Like every actor, I knew Macbeth was cursed, that death and destruction and all manner of bad things happen during the show. You’d think I would’ve remembered this the day of my audition. (p. 1)
Ivy manages to land the part of one of the witches, but she ends up in deeper than she bargained when one of the four main players ends up murdered.
There’s a little bit of everything in this story: Murder, Mayhem, the Theatre, Death, Destruction, Romance, near-riots, Phoenix weather, and above all a version of Macbeth set in, of all places, the circus.
A moment’s digression: I’m rather fond of off-kilter adaptations of Shakespeare. One of my favorite versions of The Taming of The Shrew (yes, I know, it’s an awful play about horrible people) was set in the Old West; and my favorite filmed version of Macbeth is a dark comedy set in a fast-food restaurant in the 1970s in Pennsylvania whose cast includes Christopher Walken as Policeman McDuff (if you haven’t seen Scotland, PA, you must do this thing, trust me).
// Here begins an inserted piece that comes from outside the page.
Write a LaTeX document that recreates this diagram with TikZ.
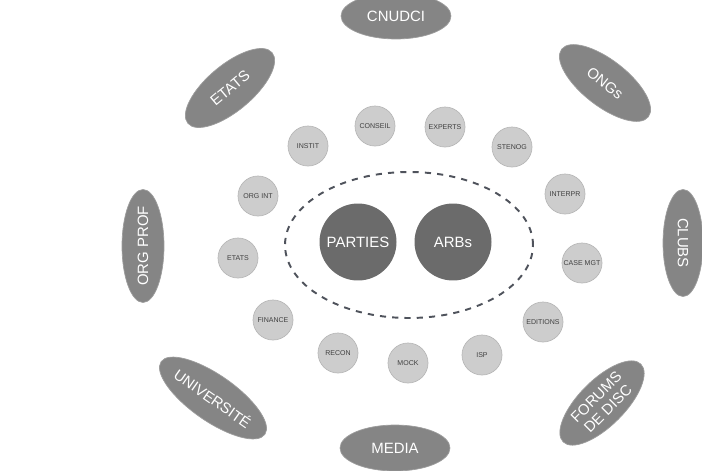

Ivy has her own lifetime tragedies, which the author gets a little bit heavy-handed with, but not off-puttingly so; she has relationships outside the theater where she’s just Olive, and then there’s the fact that the cast’s Macbeth seems to be all over her. Which she supposes makes her feel a little better, but not much.
After a day of filing bad photographs of bad people doing bad things, I was glad to sink into the world of Macbeth — where not-so-bad people did unspeakable things.
I really liked this one, to the point I will probably pick up the rest of the books. Ivy has places where she was grating but that actually made sense for the novel and the plot. It’s at once light and darkly funny and sad and horrendously awful, and a far cry to the good side from the rest of the terrible cozy mysteries I’ve read recently.
Also, this makes my quarter-cannonball! Yay!